In der gewählten Perspektive meistert Strachan den umfangreichen Stoff und er verzichtet auf flamboyanten Thesenwirbel, wie man ihn etwa von Niall Fergusons „The Pity of War“ (1998) in Erinnerung hat. Der vergleichende Ansatz Strachans erfordert eine entsprechend aufwändige Erarbeitung der nationalen Forschungsliteraturen und auch diese gelingt ganz hervorragend. Für die Forschungen zu den Mittelmächten vermisst man nur wenige Beiträge, und diese zumeist, weil sie wohl erst nach Abschluss des Manuskriptes erschienen sind (etwa Holger Afflerbachs Arbeit zum Dreibund, Günther Kronenbitter zur österreichisch-ungarischen Militärorganisation vor 1914 oder Hans-Ulrich Seidts Biografie zu Oskar von Niedermayer). Es wird deutlich, wie ertragreich gerade auch die ältere und bisweilen nur noch unter ideologiekritischen Gesichtspunkten rezipierte Literatur sein kann - sofern man sich denn im Arkanum militärischer Fachliteratur zu Recht zu finden vermag.

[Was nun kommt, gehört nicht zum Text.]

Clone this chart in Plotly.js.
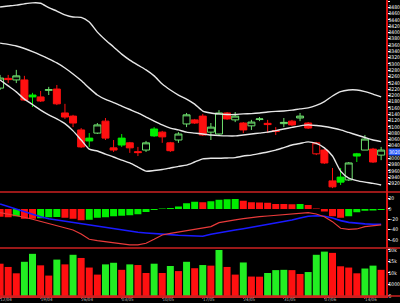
<!DOCTYPE html>
<html><head><meta charset="utf-8">
<script src="https://cdn.plot.ly/plotly-3.0.1.min.js"></script>
<style>html,body{margin:0;padding:0;background:#000;}#chart{width:400px;height:303px;}</style>
</head><body><div id="chart"></div>
<script>
// ---- data (48 sessions) ----
const open  = [3223,3254,3249,3249,3201,3195,3216,3220,3144,3134,3090,3064,3080,3118,3033,3064,3049,3021,3026,3093,3083,3049,3058,3109,3122,3134,3083,3077,3144,3122,3112,3103,3123,3111,3088,3110,3118,3128,3112,3014,3026,2928,2940,2931,3014,3026,3029,3010];
const high  = [3265,3265,3281,3262,3208,3214,3227,3233,3173,3138,3096,3080,3112,3128,3058,3077,3052,3036,3055,3099,3087,3052,3083,3144,3125,3141,3112,3153,3147,3147,3115,3122,3131,3122,3099,3128,3122,3144,3115,3052,3029,2969,2969,2988,3017,3074,3033,3036];
const low   = [3217,3239,3239,3182,3163,3179,3201,3169,3125,3099,3033,3036,3077,3058,3020,3036,3017,3007,3020,3068,3049,3020,3049,3099,3109,3071,3058,3074,3122,3115,3080,3090,3118,3080,3074,3099,3103,3118,3093,3010,2982,2905,2915,2928,2988,3026,2985,2994];
const close = [3255,3250,3262,3185,3195,3182,3218,3173,3131,3112,3036,3055,3106,3064,3026,3042,3033,3018,3049,3071,3068,3024,3077,3138,3112,3074,3099,3144,3125,3134,3090,3115,3125,3107,3085,3114,3106,3134,3096,3049,2985,2909,2924,2985,3007,3061,2988,3026];
const bbUpper = [3481,3484,3487,3491,3494,3493,3479,3468,3456,3449,3448,3433,3401,3376,3354,3331,3312,3296,3281,3262,3236,3217,3201,3188,3172,3150,3144,3141,3139,3139,3141,3142,3144,3147,3149,3150,3153,3157,3160,3168,3180,3198,3212,3217,3217,3212,3204,3195];
const bbMid   = [3366,3362,3357,3349,3339,3328,3316,3303,3287,3268,3247,3223,3201,3187,3177,3166,3155,3144,3131,3118,3106,3096,3090,3083,3080,3077,3074,3072,3071,3071,3074,3077,3080,3083,3088,3093,3098,3103,3106,3104,3101,3096,3090,3082,3074,3066,3058,3053];
const bbLower = [3249,3230,3211,3188,3171,3153,3138,3125,3110,3087,3058,3029,3023,3013,3004,2994,2985,2972,2959,2961,2964,2969,2974,2978,2988,2998,3000,3000,3001,3002,3007,3010,3015,3020,3026,3034,3042,3047,3052,3047,3033,3007,2959,2937,2929,2924,2920,2915];
const macdHist = [-15,-16,-14,-19,-19,-18,-16,-15.5,-17,-19,-22,-21,-17,-16,-14,-13,-12,-10,-6,-2,1,2,5,11,14,13,15,18,19,19.5,16,13,12.5,12,9.7,9.5,9,9.5,7.8,1,-5,-14,-17,-14,-6.5,-3.2,-3,-2];
const macdLine = [-7.2,-9.7,-12.2,-16,-20,-24,-27.8,-33,-35.6,-40.7,-48.5,-58.8,-61.4,-63.4,-66.6,-68.5,-69.8,-69.8,-66.6,-58.8,-50.4,-47.2,-44.6,-42,-38.8,-37.5,-34.3,-26.5,-23.3,-21.3,-18.8,-16.2,-15,-13.6,-12.3,-11,-9.7,-7.1,-7.1,-9.7,-15,-24.6,-37.5,-39.5,-38.8,-34.3,-32.4,-31];
const signalLine = [9.7,4.5,-0.6,-4.6,-9.7,-15,-18.8,-21.3,-24,-26,-27.8,-30.4,-33,-35.5,-38,-40.7,-43,-45.2,-46.5,-47.2,-48.5,-49.8,-51,-51.7,-52.4,-53,-49.1,-45.9,-43.3,-40.7,-38.2,-35.6,-32.3,-29.8,-27.2,-24.6,-21.3,-17.5,-14.2,-13,-14.2,-17.5,-22.6,-26,-27.8,-29,-29.7,-29.7];
const volume = [14040,12630,9870,14870,18330,13330,8880,15830,13750,17920,16540,12370,9300,13750,14450,11380,13750,13460,10000,14040,10000,13040,10830,14870,12080,13460,13200,20000,12630,9300,14580,8460,8400,10000,11250,11380,11250,9580,10420,17920,19300,18750,12920,12370,9870,11950,13200,11380];
const tickIdx = [0,5,10,15,20,25,30,35,40,45];
const tickLabels = ['12/04','19/04','26/04','03/05','10/05','17/05','24/05','31/05','07/06','14/06'];
const priceTicks = [];
for (let v = 2920; v <= 3500; v += 20) priceTicks.push(v);
const macdTicks = [20, 0, -20, -40, -60];
const volTicks = [0, 5000, 10000, 15000, 20000];

// ---- styling ----
const GREEN = '#00ee00', GREEN_HOLLOW = '#6ee06e', RED = '#ff1010';
const FONT = 'Liberation Sans Narrow, DejaVu Sans Condensed, Arial Narrow, sans-serif';
const idx = close.map((_, i) => i);
const upIds = idx.filter(i => i === 0 || close[i] >= close[i - 1]);
const dnIds = idx.filter(i => !(i === 0 || close[i] >= close[i - 1]));
const pick = (arr, ids) => ids.map(i => arr[i]);
const candle = (ids, hollowCol, fillCol) => ({
  type: 'candlestick', x: ids, open: pick(open, ids), high: pick(high, ids),
  low: pick(low, ids), close: pick(close, ids), xaxis: 'x', yaxis: 'y',
  increasing: {line: {color: hollowCol, width: 1}, fillcolor: '#000'},
  decreasing: {line: {color: fillCol, width: 1}, fillcolor: fillCol},
  whiskerwidth: 0, hoverinfo: 'skip'
});
const band = y => ({type: 'scatter', mode: 'lines', x: idx, y: y, xaxis: 'x', yaxis: 'y',
  line: {color: '#e6e6e6', width: 1.4, shape: 'spline', smoothing: 0.6}, hoverinfo: 'skip'});

const histColors = macdHist.map((v, i) => (i > 0 && v > macdHist[i - 1]) ? GREEN : RED);
const volColors = volume.map((v, i) => (i > 0 && v > volume[i - 1]) ? '#22ee22' : RED);

// highlighted last price: nearest price tick
const lastClose = close[close.length - 1];
const hiTick = priceTicks.reduce((a, b) => Math.abs(b - lastClose) < Math.abs(a - lastClose) ? b : a);
const shownTicks = priceTicks.filter(v => v !== hiTick);

const traces = [
  band(bbUpper), band(bbMid), band(bbLower),
  candle(upIds, GREEN_HOLLOW, GREEN),
  candle(dnIds, RED, RED),
  {type: 'bar', x: idx, y: macdHist, xaxis: 'x', yaxis: 'y2', marker: {color: histColors, line: {width: 0}}, hoverinfo: 'skip'},
  {type: 'scatter', mode: 'lines', x: idx, y: signalLine, xaxis: 'x', yaxis: 'y2', line: {color: '#1a1aff', width: 1.6}, hoverinfo: 'skip'},
  {type: 'scatter', mode: 'lines', x: idx, y: macdLine, xaxis: 'x', yaxis: 'y2', line: {color: '#e83a3a', width: 1.2}, hoverinfo: 'skip'},
  {type: 'bar', x: idx, y: volume, xaxis: 'x', yaxis: 'y3', marker: {color: volColors, line: {width: 0}}, hoverinfo: 'skip'}
];

const yBase = {side: 'right', anchor: 'x', showgrid: false, zeroline: false, showline: true,
  linecolor: '#dd1111', linewidth: 1.5, ticks: 'outside', ticklen: 2, tickcolor: '#ffffff',
  ticklabelstandoff: -2,
  tickfont: {family: FONT, size: 5, color: '#ffffff'}, fixedrange: true};
const sep = y => ({type: 'line', xref: 'paper', yref: 'paper', x0: 0, x1: 1.04, y0: y, y1: y,
  line: {color: '#cc2020', width: 1.5}});

const layout = {
  width: 400, height: 303,
  margin: {l: 0, r: 14, t: 0, b: 7, pad: 0},
  paper_bgcolor: '#000', plot_bgcolor: '#000',
  showlegend: false, hovermode: false,
  boxgap: 0.14, boxgroupgap: 0, bargap: 0.14,
  xaxis: {domain: [0, 1], range: [-0.01, 47.6], anchor: 'y3', rangeslider: {visible: false},
    showgrid: false, zeroline: false, showline: true, linecolor: '#cc2020', linewidth: 1.5,
    ticks: 'outside', ticklen: 1, tickcolor: '#cc2020',
    tickvals: tickIdx, ticktext: tickLabels, ticklabelshift: 6, ticklabelstandoff: -3,
    tickfont: {family: FONT, size: 4.5, color: '#bbbbbb'}},
  yaxis: Object.assign({}, yBase, {domain: [0.353, 1], range: [2894.2, 3503.2], tickvals: shownTicks}),
  yaxis2: Object.assign({}, yBase, {domain: [0.1622, 0.3497], range: [-75.7, 32], tickvals: macdTicks}),
  yaxis3: Object.assign({}, yBase, {domain: [0, 0.1588], range: [0, 20435], tickvals: volTicks}),
  shapes: [sep(0.3514), sep(0.1622), sep(0)],
  annotations: [{xref: 'paper', x: 1, xanchor: 'left', xshift: 2, yref: 'y', y: hiTick,
    text: String(hiTick), showarrow: false, bgcolor: '#2a5cff',
    borderpad: 0, font: {family: FONT, size: 5, color: '#ffffff'}}]
};

Plotly.newPlot('chart', traces, layout, {staticPlot: true, displayModeBar: false});
</script>
</body></html>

In der Breite der Themenpalette, im Tiefgang der einzelnen Untersuchungen, der sich so natürlich nur in einem mehrbändigen Werk erreichen lässt, und durch seine konsequent vergleichenden Perspektive wird das Buch der momentanen Konjunktur des Themas „Erster Weltkrieg“ nicht nur wichtige Anstöße geben, es wird diese Konjunktur wohl auch überdauern.